Given instruction | Copy the material below verbatim from the line with "What seaborn and" to the line with "s.set_linewidth(0.8)", both lines included, omitting pictures and every line outside that range.

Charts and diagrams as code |
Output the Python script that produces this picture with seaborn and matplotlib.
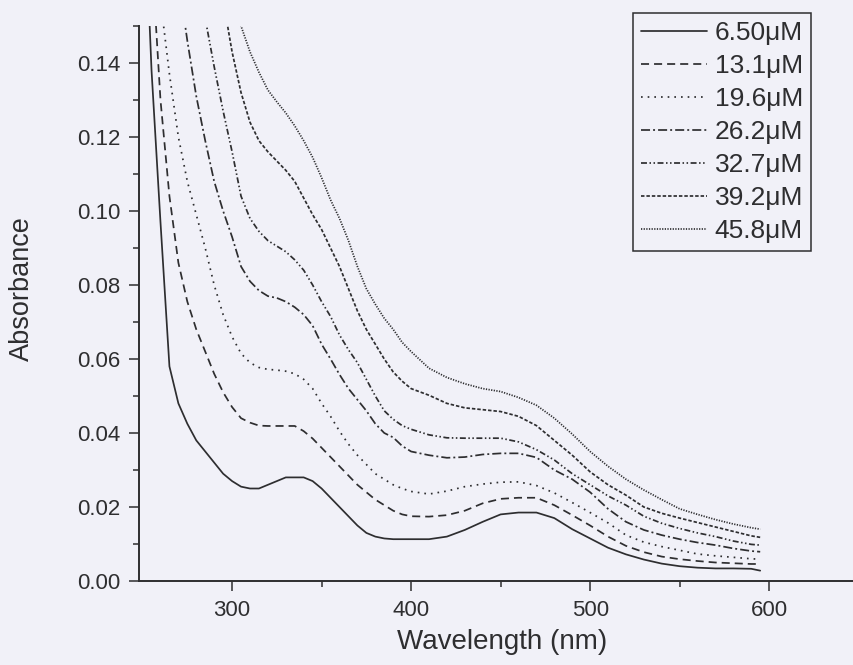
import numpy as np
import pandas as pd
import matplotlib
matplotlib.use("Agg")
import matplotlib.pyplot as plt
import seaborn as sns
from matplotlib.ticker import FixedLocator, FormatStrFormatter

nan = np.nan

# ---------------- data ----------------
wavelength = [250, 255, 260, 265, 270, 275, 280, 285, 290, 295,
              300, 305, 310, 315, 320, 325, 330, 335, 340, 345,
              350, 355, 360, 365, 370, 375, 380, 385, 390, 395,
              400, 410, 420, 430, 440, 450, 460, 470, 480, 490,
              500, 510, 520, 530, 540, 550, 560, 570, 580, 590, 595]

abs_6_50 = [0.196, 0.138, 0.097, 0.058, 0.048, 0.0425, 0.038, 0.035, 0.032, 0.029,
            0.027, 0.0255, 0.025, 0.025, 0.026, 0.027, 0.028, 0.028, 0.028, 0.027,
            0.025, 0.0225, 0.020, 0.0175, 0.015, 0.013, 0.012, 0.0115, 0.0113, 0.0113,
            0.0113, 0.0113, 0.012, 0.0138, 0.016, 0.018, 0.0185, 0.0185, 0.017, 0.014,
            0.0115, 0.009, 0.0072, 0.0058, 0.0047, 0.004, 0.0036, 0.0034, 0.0034, 0.0033, 0.0028]

abs_13_1 = [nan, 0.170, 0.130, 0.104, 0.086, 0.0755, 0.068, 0.062, 0.056, 0.051,
            0.047, 0.044, 0.0428, 0.042, 0.0419, 0.0419, 0.0419, 0.0419, 0.0405, 0.0385,
            0.036, 0.0335, 0.031, 0.0285, 0.026, 0.024, 0.022, 0.0205, 0.019, 0.018,
            0.0175, 0.0174, 0.0178, 0.019, 0.021, 0.0222, 0.0225, 0.0225, 0.0205, 0.0178,
            0.015, 0.012, 0.0095, 0.0078, 0.0066, 0.0059, 0.0054, 0.005, 0.0048, 0.0046, 0.0046]

abs_19_6 = [nan, nan, 0.157, 0.137, 0.120, 0.108, 0.099, 0.090, 0.080, 0.072,
            0.066, 0.0615, 0.059, 0.0577, 0.0572, 0.057, 0.0567, 0.056, 0.0545, 0.052,
            0.048, 0.0445, 0.0405, 0.037, 0.034, 0.0315, 0.029, 0.0275, 0.026, 0.025,
            0.0242, 0.0235, 0.0243, 0.0255, 0.0262, 0.0267, 0.0268, 0.0258, 0.0238, 0.0212,
            0.0185, 0.0157, 0.0124, 0.0105, 0.0093, 0.0083, 0.0073, 0.0068, 0.0064, 0.006, 0.0059]

abs_26_2 = [nan, nan, nan, nan, 0.163, 0.146, 0.131, 0.119, 0.108, 0.100,
            0.093, 0.085, 0.081, 0.0785, 0.077, 0.0765, 0.0755, 0.074, 0.072, 0.069,
            0.064, 0.060, 0.0558, 0.052, 0.049, 0.046, 0.0425, 0.040, 0.0388, 0.0365,
            0.035, 0.034, 0.0333, 0.0335, 0.0342, 0.0345, 0.0345, 0.0334, 0.030, 0.0275,
            0.024, 0.0195, 0.016, 0.0138, 0.0124, 0.0113, 0.0104, 0.0097, 0.0088, 0.0081, 0.0079]

abs_32_7 = [nan, nan, nan, nan, nan, nan, 0.168, 0.152, 0.139, 0.127,
            0.116, 0.104, 0.098, 0.0945, 0.092, 0.0905, 0.089, 0.0868, 0.084, 0.080,
            0.0755, 0.0715, 0.0665, 0.0625, 0.059, 0.0545, 0.050, 0.046, 0.0437, 0.042,
            0.041, 0.0395, 0.0387, 0.0386, 0.0386, 0.0386, 0.0376, 0.0355, 0.0327, 0.029,
            0.026, 0.023, 0.0205, 0.0175, 0.0156, 0.0142, 0.013, 0.012, 0.0108, 0.0099, 0.0097]

abs_39_2 = [nan, nan, nan, nan, nan, nan, nan, nan, nan, 0.157,
            0.143, 0.132, 0.124, 0.119, 0.116, 0.1135, 0.111, 0.108, 0.1035, 0.099,
            0.095, 0.090, 0.085, 0.079, 0.073, 0.068, 0.064, 0.060, 0.0565, 0.054,
            0.052, 0.0502, 0.048, 0.0468, 0.0463, 0.0458, 0.0445, 0.042, 0.038, 0.034,
            0.0295, 0.026, 0.0232, 0.020, 0.0183, 0.017, 0.0158, 0.0146, 0.0134, 0.0122, 0.0118]

abs_45_8 = [nan, nan, nan, nan, nan, nan, nan, nan, nan, nan,
            0.162, 0.150, 0.143, 0.1375, 0.1327, 0.1295, 0.1265, 0.123, 0.119, 0.1145,
            0.109, 0.103, 0.098, 0.092, 0.085, 0.079, 0.0748, 0.071, 0.068, 0.0645,
            0.062, 0.0575, 0.055, 0.0533, 0.052, 0.0512, 0.0496, 0.0475, 0.044, 0.0397,
            0.035, 0.031, 0.0275, 0.0246, 0.022, 0.0195, 0.018, 0.0166, 0.0154, 0.0144, 0.014]

concentrations = ["6.50\u03bcM", "13.1\u03bcM", "19.6\u03bcM", "26.2\u03bcM",
                  "32.7\u03bcM", "39.2\u03bcM", "45.8\u03bcM"]
series = [abs_6_50, abs_13_1, abs_19_6, abs_26_2, abs_32_7, abs_39_2, abs_45_8]

x_major = [300, 400, 500, 600]
x_minor = [350, 450, 550]
y_major = [0.00, 0.02, 0.04, 0.06, 0.08, 0.10, 0.12, 0.14]
y_minor = [0.01, 0.03, 0.05, 0.07, 0.09, 0.11, 0.13, 0.15]

# ---------------- styling ----------------
sns.set_style("ticks")
bg = "#f1f1f8"
ink = "#2e2e30"
plt.rcParams["font.family"] = ["Liberation Sans", "DejaVu Sans"]
plt.rcParams["lines.scale_dashes"] = False
plt.rcParams["text.color"] = ink
plt.rcParams["axes.labelcolor"] = ink
plt.rcParams["xtick.color"] = ink
plt.rcParams["ytick.color"] = ink

dash_styles = {
    concentrations[0]: "",
    concentrations[1]: (5.8, 3.6),
    concentrations[2]: (1.2, 3.6),
    concentrations[3]: (6.5, 2.2, 1.4, 2.2),
    concentrations[4]: (4.3, 1.8, 1.1, 1.8, 1.1, 1.8),
    concentrations[5]: (2.5, 1.4),
    concentrations[6]: (0.9, 1.0),
}

frames = []
for name, vals in zip(concentrations, series):
    frames.append(pd.DataFrame({"Wavelength": wavelength,
                                "Absorbance": vals,
                                "Concentration": name}))
df = pd.concat(frames, ignore_index=True).dropna()

fig = plt.figure(figsize=(8.54, 6.65), dpi=100, facecolor=bg)
ax = fig.add_axes([139 / 854, 84 / 665, (854 - 139) / 854, (581 - 26) / 665])
ax.set_facecolor(bg)

sns.lineplot(data=df, x="Wavelength", y="Absorbance", style="Concentration",
             style_order=concentrations, dashes=dash_styles, markers=False,
             color=ink, linewidth=1.25, estimator=None, sort=True,
             legend=False, ax=ax)

ax.set_xlim(248, 647.4)
ax.set_ylim(0, 0.15)

ax.xaxis.set_major_locator(FixedLocator(x_major))
ax.xaxis.set_minor_locator(FixedLocator(x_minor))
ax.yaxis.set_major_locator(FixedLocator(y_major))
ax.yaxis.set_minor_locator(FixedLocator(y_minor))
ax.yaxis.set_major_formatter(FormatStrFormatter("%.2f"))

ax.tick_params(which="major", direction="out", length=7.5, width=1.1,
               labelsize=16)
ax.tick_params(axis="y", which="major", pad=6)
ax.tick_params(axis="x", which="major", pad=6)
ax.tick_params(which="minor", direction="out", length=4, width=1.1)

for side in ("top", "right"):
    ax.spines[side].set_visible(False)
for side in ("left", "bottom"):
    ax.spines[side].set_linewidth(1.4)
    ax.spines[side].set_color(ink)

ax.set_xlabel("Wavelength (nm)", fontsize=20)
ax.set_ylabel("Absorbance", fontsize=19.5)
ax.xaxis.set_label_coords((502 - 139) / 715, (581 - 629) / 555)
ax.yaxis.set_label_coords((35 - 139) / 715, (581 - 289) / 555)

handles = list(ax.lines[:len(concentrations)])
leg = ax.legend(handles, concentrations, loc="upper right",
                bbox_to_anchor=(811 / 854, 1 - 13 / 665),
                bbox_transform=fig.transFigure, borderaxespad=0,
                fontsize=19, handlelength=2.5, handletextpad=0.3,
                labelspacing=0.34, borderpad=0.3, frameon=True,
                fancybox=False, shadow=False)
frame = leg.get_frame()
frame.set_edgecolor(ink)
frame.set_linewidth(1.1)
frame.set_facecolor(bg)
frame.set_alpha(1)

fig.savefig("out.png", dpi=100, facecolor=bg)
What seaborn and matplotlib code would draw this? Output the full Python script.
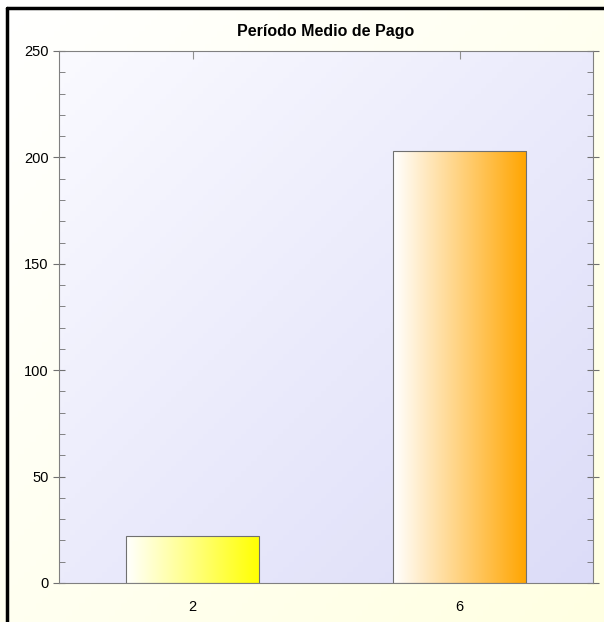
import numpy as np
import pandas as pd
import seaborn as sns
import matplotlib.pyplot as plt
from matplotlib.colors import LinearSegmentedColormap
from matplotlib.lines import Line2D
from matplotlib.ticker import MultipleLocator

categorias = ["2", "6"]
valores = [22, 203]
colores = ["#FFFF00", "#FFA500"]

df = pd.DataFrame({"cat": categorias, "val": valores})

sns.set_style("ticks")
plt.rcParams['font.family'] = ['Liberation Sans', 'DejaVu Sans']

fig = plt.figure(figsize=(6.04, 6.22), dpi=100)
fig.patch.set_facecolor("#FFFFF0")

# fondo de la figura con degradado
bg = fig.add_axes([0, 0, 1, 1], zorder=-10)
yy, xx = np.mgrid[0:1:100j, 0:1:100j]
bg.imshow((xx + (1 - yy)) / 2, cmap=LinearSegmentedColormap.from_list("f", ["#FFFFFF", "#FFFFE2"]),
          extent=[0, 1, 0, 1], aspect="auto", origin="lower")
bg.axis("off")

ax = fig.add_axes([59/604, 1-583/622, 534/604, 532/622])
sns.barplot(data=df, x="cat", y="val", ax=ax, width=0.5, edgecolor="#707070", linewidth=0.8)

# fondo azulado del area de trazado
ax.set_facecolor("none")
g = (xx + yy) / 2
ax.imshow(g, cmap=LinearSegmentedColormap.from_list("a", ["#FAFAFF", "#DCDCF8"]),
          extent=[0, 1, 0, 1], transform=ax.transAxes, aspect="auto", zorder=0, origin="upper")

# barras con degradado horizontal
for bar, c in zip(ax.patches, colores):
    x0, y0 = bar.get_x(), bar.get_y()
    w, h = bar.get_width(), bar.get_height()
    cmap = LinearSegmentedColormap.from_list("b", ["#FFFFFF", c])
    ax.imshow(np.linspace(0, 1, 256).reshape(1, -1), cmap=cmap,
              extent=[x0, x0 + w, y0, y0 + h], aspect="auto", zorder=2)
    bar.set_facecolor("none")
    bar.set_zorder(3)

ax.set_xlim(-0.5, 1.5)
ax.set_ylim(0, 250)

ax.set_xlabel("")
ax.set_ylabel("")
ax.set_title("Período Medio de Pago", fontsize=11.5, fontweight="bold", pad=11, color="black")

for s in ax.spines.values():
    s.set_color("#808080")
    s.set_linewidth(0.8)

ax.yaxis.set_major_locator(MultipleLocator(50))
ax.yaxis.set_minor_locator(MultipleLocator(10))
ax.tick_params(axis="y", which="major", direction="inout", length=9, color="#707070",
               labelsize=10.5, labelcolor="black", right=True, left=True, pad=3)
ax.tick_params(axis="y", which="minor", direction="in", length=4, color="#707070", right=True, left=True)
ax.tick_params(axis="x", which="major", direction="in", length=6, color="#909090",
               labelsize=10.5, labelcolor="black", top=True, pad=12)

# marco negro
fig.add_artist(Line2D([7.5/604, 7.5/604], [0, 1-7.5/622], color="black", lw=2.5))
fig.add_artist(Line2D([7.5/604, 1], [1-7.5/622, 1-7.5/622], color="black", lw=2.5))

fig.savefig("out.png", dpi=100, facecolor=fig.get_facecolor())
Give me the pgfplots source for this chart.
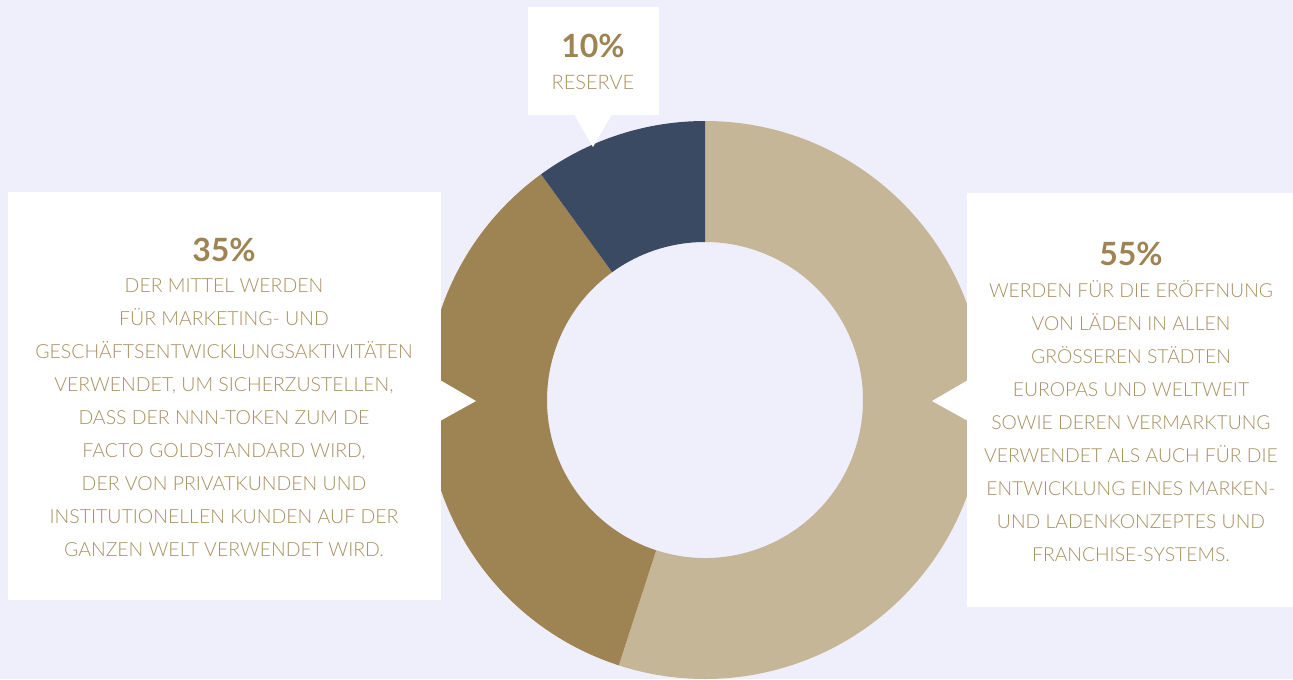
\documentclass[border=0pt]{standalone}
\usepackage{pgfplots}
\pgfplotsset{compat=1.18}
\usepackage{pgfplotstable}
\usepackage{fontspec}
\setmainfont{Lato Light}[BoldFont={Lato Bold}]
\definecolor{bg}{HTML}{EFEEFB}
\definecolor{segA}{HTML}{C6B698}
\definecolor{segB}{HTML}{9E8452}
\definecolor{segC}{HTML}{3A4A62}
\definecolor{pct}{HTML}{9E8452}
\definecolor{txt}{HTML}{A89162}

\pgfplotstableread{
share
55
35
10
}\shares

\newcommand\donutseg[3]{% start angle, value, colour
  \fill[#3] (axis cs:705,400) ++(#1:209.25pt)
    arc[start angle=#1, delta angle={-3.6*#2}, radius=209.25pt]
    -- ++({#1-3.6*#2+180}:90.75pt)
    arc[start angle={#1-3.6*#2}, delta angle={3.6*#2}, radius=118.5pt]
    -- cycle;
}

\begin{document}
\begin{tikzpicture}
\pgfplotstablegetelem{0}{share}\of\shares \let\vA\pgfplotsretval
\pgfplotstablegetelem{1}{share}\of\shares \let\vB\pgfplotsretval
\pgfplotstablegetelem{2}{share}\of\shares \let\vC\pgfplotsretval
\pgfmathsetmacro\aA{90}
\pgfmathsetmacro\aB{90-3.6*\vA}
\pgfmathsetmacro\aC{\aB-3.6*\vB}
\begin{axis}[x=0.75pt, y=0.75pt, xmin=0, xmax=1293, ymin=0, ymax=679,
  y dir=reverse, hide axis, clip=true]
  \fill[bg] (axis cs:0,0) rectangle (axis cs:1293,679);
  \donutseg{\aA}{\vA}{segA}
  \donutseg{\aB}{\vB}{segB}
  \donutseg{\aC}{\vC}{segC}
  % boxes
  \fill[white] (axis cs:528,7) rectangle (axis cs:659,115);
  \fill[white] (axis cs:574,114) -- (axis cs:593,147) -- (axis cs:612,114) -- cycle;
  \fill[white] (axis cs:8,192) rectangle (axis cs:441,600);
  \fill[white] (axis cs:440,380) -- (axis cs:476,401) -- (axis cs:440,421) -- cycle;
  \fill[white] (axis cs:967,193) rectangle (axis cs:1293,607);
  \fill[white] (axis cs:968,380) -- (axis cs:932,401) -- (axis cs:968,421) -- cycle;
  % texts
  \node[font=\bfseries\fontsize{24}{28}\selectfont, text=pct] at (axis cs:593,46) {10\%};
  \node[font=\fontsize{15}{18}\selectfont, text=txt] at (axis cs:593,82) {RESERVE};
  \node[font=\bfseries\fontsize{24}{28}\selectfont, text=pct] at (axis cs:224,250) {35\%};
  \node[font=\fontsize{14.6}{24.75}\selectfont, text=txt, align=center] at (axis cs:224,418) {DER MITTEL WERDEN\\
FÜR MARKETING- UND\\
GESCHÄFTSENTWICKLUNGSAKTIVITÄTEN\\
VERWENDET, UM SICHERZUSTELLEN,\\
DASS DER NNN-TOKEN ZUM DE\\
FACTO GOLDSTANDARD WIRD,\\
DER VON PRIVATKUNDEN UND\\
INSTITUTIONELLEN KUNDEN AUF DER\\
GANZEN WELT VERWENDET WIRD.};
  \node[font=\bfseries\fontsize{24}{28}\selectfont, text=pct] at (axis cs:1131,254) {55\%};
  \node[font=\fontsize{14.5}{24.75}\selectfont, text=txt, align=center] at (axis cs:1131,421) {WERDEN FÜR DIE ERÖFFNUNG\\
VON LÄDEN IN ALLEN\\
GRÖSSEREN STÄDTEN\\
EUROPAS UND WELTWEIT\\
SOWIE DEREN VERMARKTUNG\\
VERWENDET ALS AUCH FÜR DIE\\
ENTWICKLUNG EINES MARKEN-\\
UND LADENKONZEPTES UND\\
FRANCHISE-SYSTEMS.};
\end{axis}
\end{tikzpicture}
\end{document}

Exercise result |
What seaborn and matplotlib code would draw this? Output the full Python script.
import numpy as np
import pandas as pd
import seaborn as sns
import matplotlib.pyplot as plt
from matplotlib.colors import LinearSegmentedColormap
from matplotlib.lines import Line2D
from matplotlib.ticker import MultipleLocator

categorias = ["2", "6"]
valores = [22, 203]
colores = ["#FFFF00", "#FFA500"]

df = pd.DataFrame({"cat": categorias, "val": valores})

sns.set_style("ticks")
plt.rcParams['font.family'] = ['Liberation Sans', 'DejaVu Sans']

fig = plt.figure(figsize=(6.04, 6.22), dpi=100)
fig.patch.set_facecolor("#FFFFF0")

# fondo de la figura con degradado
bg = fig.add_axes([0, 0, 1, 1], zorder=-10)
yy, xx = np.mgrid[0:1:100j, 0:1:100j]
bg.imshow((xx + (1 - yy)) / 2, cmap=LinearSegmentedColormap.from_list("f", ["#FFFFFF", "#FFFFE2"]),
          extent=[0, 1, 0, 1], aspect="auto", origin="lower")
bg.axis("off")

ax = fig.add_axes([59/604, 1-583/622, 534/604, 532/622])
sns.barplot(data=df, x="cat", y="val", ax=ax, width=0.5, edgecolor="#707070", linewidth=0.8)

# fondo azulado del area de trazado
ax.set_facecolor("none")
g = (xx + yy) / 2
ax.imshow(g, cmap=LinearSegmentedColormap.from_list("a", ["#FAFAFF", "#DCDCF8"]),
          extent=[0, 1, 0, 1], transform=ax.transAxes, aspect="auto", zorder=0, origin="upper")

# barras con degradado horizontal
for bar, c in zip(ax.patches, colores):
    x0, y0 = bar.get_x(), bar.get_y()
    w, h = bar.get_width(), bar.get_height()
    cmap = LinearSegmentedColormap.from_list("b", ["#FFFFFF", c])
    ax.imshow(np.linspace(0, 1, 256).reshape(1, -1), cmap=cmap,
              extent=[x0, x0 + w, y0, y0 + h], aspect="auto", zorder=2)
    bar.set_facecolor("none")
    bar.set_zorder(3)

ax.set_xlim(-0.5, 1.5)
ax.set_ylim(0, 250)

ax.set_xlabel("")
ax.set_ylabel("")
ax.set_title("Período Medio de Pago", fontsize=11.5, fontweight="bold", pad=11, color="black")

for s in ax.spines.values():
    s.set_color("#808080")
    s.set_linewidth(0.8)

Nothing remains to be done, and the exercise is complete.